The ferry, well catamaran, was due to leave Koh Samui at about 08.00hrs which meant as hotel pick up at 06.30hrs. Needless to say I didn’t get much sleep for fear of oversleeping and missing the boat. It was a bit of a bundle to get on but there were plenty of seats. It was a 4hour crossing back to Chumphon, stopping off at Koh Pha-ngan and Koh Tao along the way to drop some people off and pick up more. The crossing was quite rough with 4m swells. It didn’t take long for some people to be seasick but I was ok. It was just the noise of people being sick and the odd waft of vomit that didn’t go down too well. The ferry crossing was over soon enough and it was a relief to be back on dry land. Just walking down the jetty to the place where all the coaches were waiting, I could feel the sun burning the back of my neck.

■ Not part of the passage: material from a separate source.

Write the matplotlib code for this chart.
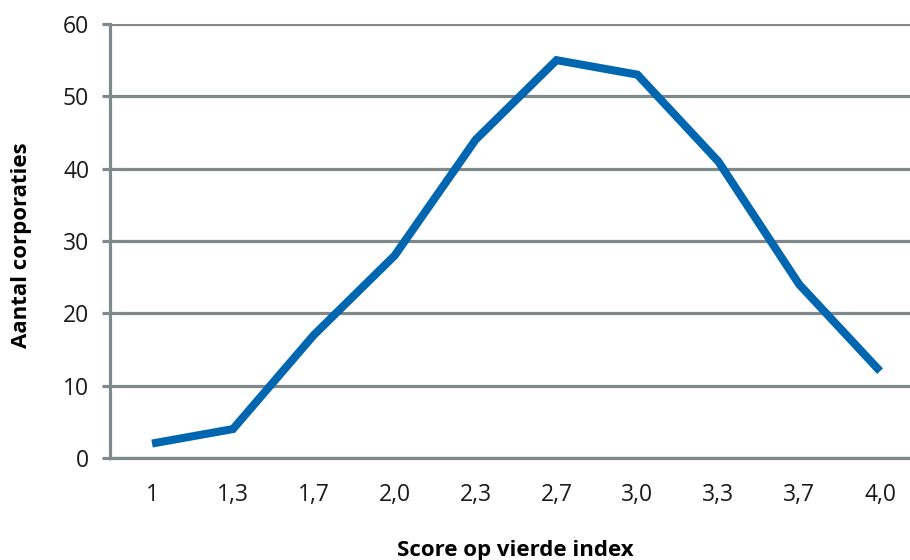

The coaches were comfortable but it was a long 9 hour journey back to Bangkok and there was only one 30min stop along the way.

Still I have done a lot longer and more uncomfortable journeys on this trip, so this was a walk in the park. We arrived in Bangkok at about 21.45 and it was only a 5min walk to the hotel. I checked in with ease and tried to sleep. Even though I was on the 6th floor, I could still hear quite clearly the live music from the bars opposite. I think if I hear another Thai rendition of John Denver’s Country Road one more time, I might loose control. It’s not a bad song, but 4 times in 3hours is a bit much.

I got up early the next day and got a transfer to the visa office. It took a couple of hours to complete, most of the time was waiting which was no issue as I had no time agenda, but it was also up and down stairs to take photocopies of everything. The appointment itself could not have lasted more than 5 minutes and soon enough, my visa was extended until 5th February.